By Order filed September 14, 2023, the court indicated that Bitton's submissions under Mot. Seqs. 003 and 004 (which were previously denied on procedural grounds) would be deemed as opposition to Mot. Seqs. 001 and 002.
CPLR 3215 (a) provides, in pertinent part, that when "a defendant has failed to appear, plead or proceed to trial ... the plaintiff may seek a default judgment against him [or her]." To establish his or her entitlement to a default judgment, the movant must demonstrate proof of service of the summons and complaint, proof of the facts constituting the claim and proof of the default, (see PV Holding Corp, v AB Quality Health Supply Corp., 189 A.D.3d 645, 646 [1st Dept 2020]; Gantt v North Shore-LLJ Health Sys., 140 A.D.3d 418, 418 [1st Dept 2016].)
Under CPLR 6301, the "party seeking a preliminary injunction must demonstrate a probability of success on the merits, danger of irreparable injury in the absence of an injunction and a balance of equities in its favor" (Nobu Next Door, 4 N.Y.3d 839, 840 [2005]). "A preliminary injunction is a provisional remedy. Its function is not to determine the ultimate rights of the parties, but to maintain the status quo until there can be a full hearing on the merits" {Residential Bd. of Mgr s. of Columbia Condominium v Alden, 178 A.D.2d 121, 122 [1st Dept 1991]; 61 W. 62 Owners Corp, v CGMEMP LLC, 77 A.D.3d 330, 337 [1st Dept 2010].) It is well-settled that "[preliminary injunction are drastic remedies, substantially limiting the nonmovant's rights, and are awarded in special circumstances." {1234 Broadway LLC v W. Side SRO Law Project, 86 A.D.3d 18, 23 [ 1 st Dept 2011]).
Addressing the motion seeking a default judgment (Mot. Seq. 001), plaintiff moves, pursuant to CPLR 3215, for an order granting plaintiff a default judgment on all causes of action pled in the verified complaint as against defendants based on their failure to appear and answer the complaint. Bitton filed a cross-motion to dismiss the action, pursuant to CPLR 3212, and seeks "damages for [c]ounter-[c]laims of [r]etaliation and [discrimination." However, Bitton has not interposed an answer in this action, nor has he requested an extension of time to formally appear in this action. Therefore, his request for summary judgment, prior to joinder of issue, is procedurally improper and therefore denied. Moreover, although Lipsman interposed an amended answer (NYSCEF Doc. No. 56), plaintiff rejected same as untimely (NYSCEF Doc. No. 58, notice of rejection) and no motion has been made to compel plaintiff to accept the late pleading. Upon consideration of the moving papers, the motion is granted to the extent that a default judgment is noted as against defendants. However, issues pertaining to liability shall be determined at the time of trial.

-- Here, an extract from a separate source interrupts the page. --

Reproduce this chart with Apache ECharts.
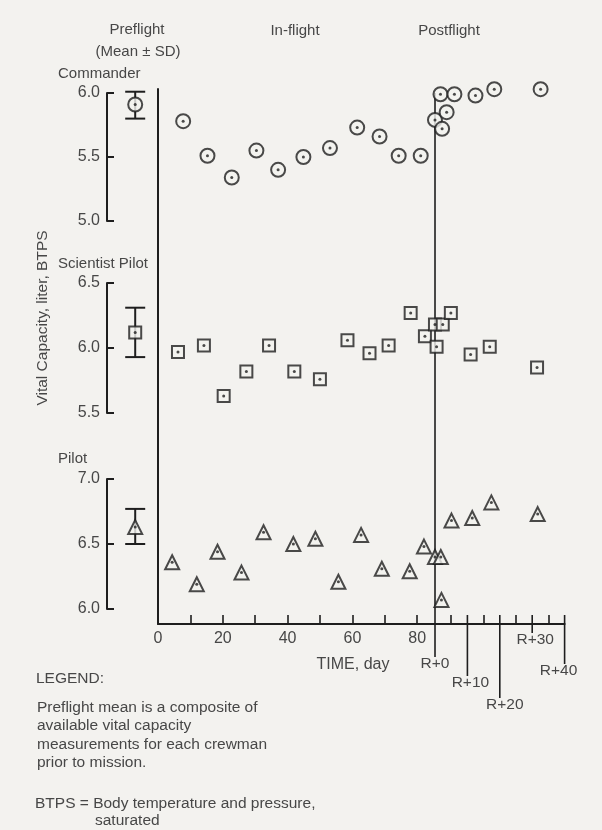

The motion for injunctive relief (Mot. Seq. 002) is denied. Plaintiff has failed to establish, as a matter of law, that defendants have allowed noise to emanate from Lipsman's apartment in excess of what is permitted under the New York City Noise Code. In support of its application, plaintiff relies on nothing more than the affidavit of Chevalier to argue that Bitton is making noises and playing music at volumes that can be heard outside of apartment GAE. However, there is no other proof establishing the noise level coming from defendants' apartment (compare Gross v 133 E. 80th St. Corp., 2023 NY Slip Op 30375[U], **5 [Sup Ct, NY County 2023] [finding that the affidavit of plaintiffs expert established that the noise complained of was significant above the legal limit under the Noise code]; see Schulman, Blitz &Williamson, LLP v VBG 990 AOA LLC, 2018 NY Slip Op 32993 [U]. **4 [Sup Ct, NY County 2018] [finding that the proof submitted was fatally conclusory absent expert affidavits or other supporting evidence]). Furthermore, this court notes that Bitton denies Chevalier's claim that there is loud noise emanating from the subject apartment, raising a factual dispute as to same. While this court recognizes the strong policy of protecting a tenant's right to enjoy their apartment in peace, especially during late night hours (see 61 IF. 62 Owners Corp, v CGMEMP LLC, 77 A.D.3d 330 [1st 2011]), plaintiff has not established a "clear right" to the relief requested on this application (New York Yankees P'ship v Sports Channel Assocs., 126 A.D.2d 470, 472 [1st Dept 1987]); thus, the motion is denied. All other reliefs have been considered and are hereby denied. Based on the foregoing, it is hereby
ORDERED that plaintiffs motion (Mot. Seq. 001). pursuant to CPLR 3215, is granted solely to the extent that defendants' default is noted; however, issues pertaining to liability shall be determined at the time of trial; and it is further
ORDERED that plaintiff shall notify APS at the time of trial with respect to defendant Sheri Lipsman; and it is further ORDERED that plaintiffs motion seeking injunctive relief (Mot. Seq.002) is denied; and it is further
ORDERED that, within twenty (20) days after this decision and order is uploaded to NYSCEF, counsel for plaintiff shall serve a copy of this decision and order, with notice of entry, upon defendants; and it is further
ORDERED that, within thirty (30) days after service of this decision and order, with notice of entry, plaintiff shall file its note of issue with the court.
This constitutes the decision and order of this court.